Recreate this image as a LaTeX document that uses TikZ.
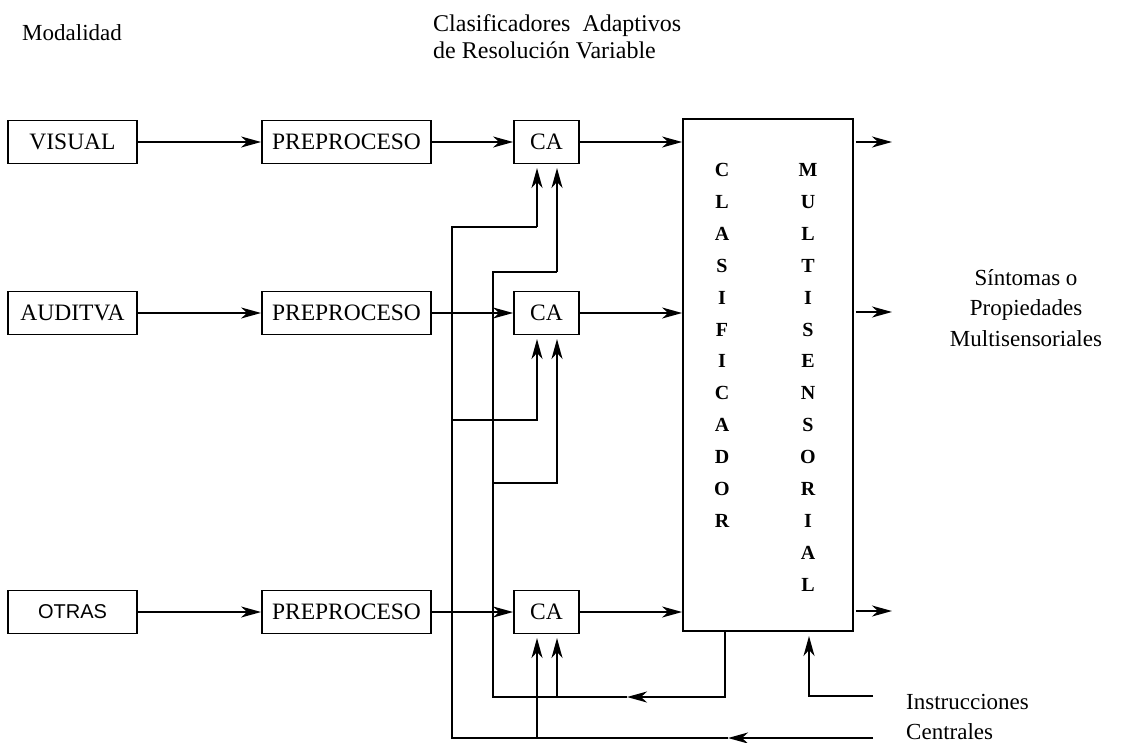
\documentclass[tikz,border=0pt]{standalone}
\usepackage{fontspec}
\setmainfont{Liberation Serif}
\newfontfamily\sansf{Liberation Sans}
\usetikzlibrary{arrows.meta}
\begin{document}
\begin{tikzpicture}[x=1pt,y=-1pt,
  box/.style={draw,line width=1.8pt,inner sep=0pt,minimum height=43pt,font=\fontsize{23.5}{26}\selectfont},
  conn/.style={line width=2pt},
  arr/.style={conn,-{Stealth[length=20pt,width=11pt,inset=6pt]}},
  lbl/.style={font=\fontsize{23}{26}\selectfont,inner sep=0pt},
  letter/.style={font=\fontsize{20}{22}\selectfont\bfseries,inner sep=0pt}
]
\useasboundingbox (0,0) rectangle (1123,742);
\fill[white] (0,0) rectangle (1123,742);

% left column
\node[box,minimum width=129pt] (vis) at (72.5,142) {VISUAL};
\node[box,minimum width=129pt] (aud) at (72.5,313) {AUDITVA};
\node[box,minimum width=129pt,font=\sansf\fontsize{20}{22}\selectfont] (otr) at (72.5,612) {OTRAS};
% preprocessing
\node[box,minimum width=169pt] (pre1) at (346.5,142) {PREPROCESO};
\node[box,minimum width=169pt] (pre2) at (346.5,313) {PREPROCESO};
\node[box,minimum width=169pt] (pre3) at (346.5,612) {PREPROCESO};
% adaptive classifiers
\node[box,minimum width=65pt] (ca1) at (546.5,142) {CA};
\node[box,minimum width=65pt] (ca2) at (546.5,313) {CA};
\node[box,minimum width=65pt] (ca3) at (546.5,612) {CA};
% multisensorial classifier
\node[draw,line width=1.8pt,minimum width=170pt,minimum height=512pt,inner sep=0pt] (cm) at (768,375) {};
\foreach \l [count=\i] in {C,L,A,S,I,F,I,C,A,D,O,R}
  \node[letter] (cl\i) at (722,{170+(\i-1)*31.9}) {\l};
\foreach \l [count=\i] in {M,U,L,T,I,S,E,N,S,O,R,I,A,L}
  \node[letter] (ml\i) at (808,{170+(\i-1)*31.9}) {\l};

% labels
\node[lbl,anchor=west] (mod) at (22,33) {Modalidad};
\node[lbl,anchor=west,font=\fontsize{24}{26}\selectfont] (t1) at (433,26) {Clasificadores\ \ Adaptivos};
\node[lbl,anchor=west,font=\fontsize{24}{26}\selectfont] (t2) at (433,50) {de Resolución Variable};
\node[lbl,align=center,font=\fontsize{23}{30.5}\selectfont] (sint) at (1026,308) {Síntomas o\\Propiedades\\Multisensoriales};
\node[lbl,anchor=west] (ins) at (906,702) {Instrucciones};
\node[lbl,anchor=base west] (cen) at (906,739) {Centrales};

% forward arrows
\draw[arr] (vis) -- (pre1);
\draw[arr] (aud) -- (pre2);
\draw[arr] (otr) -- (pre3);
\draw[arr] (pre1) -- (ca1);
\draw[arr] (pre2) -- (ca2);
\draw[arr] (pre3) -- (ca3);
\draw[arr] (ca1.east) -- (ca1.east -| cm.west);
\draw[arr] (ca2.east) -- (ca2.east -| cm.west);
\draw[arr] (ca3.east) -- (ca3.east -| cm.west);

% outputs
\coordinate (o1) at (892,142);
\coordinate (o2) at (892,312);
\coordinate (o3) at (892,611);
\draw[arr] (o1 -| cm.east) ++(2,0) -- (o1);
\draw[arr] (o2 -| cm.east) ++(2,0) -- (o2);
\draw[arr] (o3 -| cm.east) ++(2,0) -- (o3);

% central instructions (outer loop, x=452)
\coordinate (cenR) at (873,738);
\coordinate (cenM) at (728,738);
\coordinate (aL) at (452,738);
\draw[arr] (cenR) -- (cenM);
\draw[conn] (cenM) -- (aL) -- (452,227) -- (537,227);
\draw[arr] (537,227) -- (537,168);
\draw[arr] (452,420) -- (537,420) -- (537,339);
\draw[arr] (537,738) -- (537,638);

% classifier feedback (inner loop, x=493)
\coordinate (fbT) at (725,631);
\coordinate (fbM) at (627,697);
\draw[arr] (fbT) -- (725,697) -- (fbM);
\draw[conn] (fbM) -- (493,697) -- (493,272) -- (557,272);
\draw[arr] (557,272) -- (557,168);
\draw[arr] (493,483) -- (557,483) -- (557,339);
\draw[arr] (557,697) -- (557,638);

% instructions into classifier
\coordinate (insR) at (873,696);
\draw[arr] (insR) -- (809,696) -- (809,636);
\end{tikzpicture}
\end{document}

++++

Stated goal: Transcribe the material exactly, leaving every picture out.

Expected answer:
Recreate this image as a LaTeX document that uses TikZ.
\documentclass[tikz,border=0pt]{standalone}
\usepackage{fontspec}
\setmainfont{Liberation Serif}
\newfontfamily\sansf{Liberation Sans}
\usetikzlibrary{arrows.meta}
\begin{document}
\begin{tikzpicture}[x=1pt,y=-1pt,
  box/.style={draw,line width=1.8pt,inner sep=0pt,minimum height=43pt,font=\fontsize{23.5}{26}\selectfont},
  conn/.style={line width=2pt},
  arr/.style={conn,-{Stealth[length=20pt,width=11pt,inset=6pt]}},
  lbl/.style={font=\fontsize{23}{26}\selectfont,inner sep=0pt},
  letter/.style={font=\fontsize{20}{22}\selectfont\bfseries,inner sep=0pt}
]
\useasboundingbox (0,0) rectangle (1123,742);
\fill[white] (0,0) rectangle (1123,742);

% left column
\node[box,minimum width=129pt] (vis) at (72.5,142) {VISUAL};
\node[box,minimum width=129pt] (aud) at (72.5,313) {AUDITVA};
\node[box,minimum width=129pt,font=\sansf\fontsize{20}{22}\selectfont] (otr) at (72.5,612) {OTRAS};
% preprocessing
\node[box,minimum width=169pt] (pre1) at (346.5,142) {PREPROCESO};
\node[box,minimum width=169pt] (pre2) at (346.5,313) {PREPROCESO};
\node[box,minimum width=169pt] (pre3) at (346.5,612) {PREPROCESO};
% adaptive classifiers
\node[box,minimum width=65pt] (ca1) at (546.5,142) {CA};
\node[box,minimum width=65pt] (ca2) at (546.5,313) {CA};
\node[box,minimum width=65pt] (ca3) at (546.5,612) {CA};
% multisensorial classifier
\node[draw,line width=1.8pt,minimum width=170pt,minimum height=512pt,inner sep=0pt] (cm) at (768,375) {};
\foreach \l [count=\i] in {C,L,A,S,I,F,I,C,A,D,O,R}
  \node[letter] (cl\i) at (722,{170+(\i-1)*31.9}) {\l};
\foreach \l [count=\i] in {M,U,L,T,I,S,E,N,S,O,R,I,A,L}
  \node[letter] (ml\i) at (808,{170+(\i-1)*31.9}) {\l};

% labels
\node[lbl,anchor=west] (mod) at (22,33) {Modalidad};
\node[lbl,anchor=west,font=\fontsize{24}{26}\selectfont] (t1) at (433,26) {Clasificadores\ \ Adaptivos};
\node[lbl,anchor=west,font=\fontsize{24}{26}\selectfont] (t2) at (433,50) {de Resolución Variable};
\node[lbl,align=center,font=\fontsize{23}{30.5}\selectfont] (sint) at (1026,308) {Síntomas o\\Propiedades\\Multisensoriales};
\node[lbl,anchor=west] (ins) at (906,702) {Instrucciones};
\node[lbl,anchor=base west] (cen) at (906,739) {Centrales};

% forward arrows
\draw[arr] (vis) -- (pre1);
\draw[arr] (aud) -- (pre2);
\draw[arr] (otr) -- (pre3);
\draw[arr] (pre1) -- (ca1);
\draw[arr] (pre2) -- (ca2);
\draw[arr] (pre3) -- (ca3);
\draw[arr] (ca1.east) -- (ca1.east -| cm.west);
\draw[arr] (ca2.east) -- (ca2.east -| cm.west);
\draw[arr] (ca3.east) -- (ca3.east -| cm.west);

% outputs
\coordinate (o1) at (892,142);
\coordinate (o2) at (892,312);
\coordinate (o3) at (892,611);
\draw[arr] (o1 -| cm.east) ++(2,0) -- (o1);
\draw[arr] (o2 -| cm.east) ++(2,0) -- (o2);
\draw[arr] (o3 -| cm.east) ++(2,0) -- (o3);

% central instructions (outer loop, x=452)
\coordinate (cenR) at (873,738);
\coordinate (cenM) at (728,738);
\coordinate (aL) at (452,738);
\draw[arr] (cenR) -- (cenM);
\draw[conn] (cenM) -- (aL) -- (452,227) -- (537,227);
\draw[arr] (537,227) -- (537,168);
\draw[arr] (452,420) -- (537,420) -- (537,339);
\draw[arr] (537,738) -- (537,638);

% classifier feedback (inner loop, x=493)
\coordinate (fbT) at (725,631);
\coordinate (fbM) at (627,697);
\draw[arr] (fbT) -- (725,697) -- (fbM);
\draw[conn] (fbM) -- (493,697) -- (493,272) -- (557,272);
\draw[arr] (557,272) -- (557,168);
\draw[arr] (493,483) -- (557,483) -- (557,339);
\draw[arr] (557,697) -- (557,638);

% instructions into classifier
\coordinate (insR) at (873,696);
\draw[arr] (insR) -- (809,696) -- (809,636);
\end{tikzpicture}
\end{document}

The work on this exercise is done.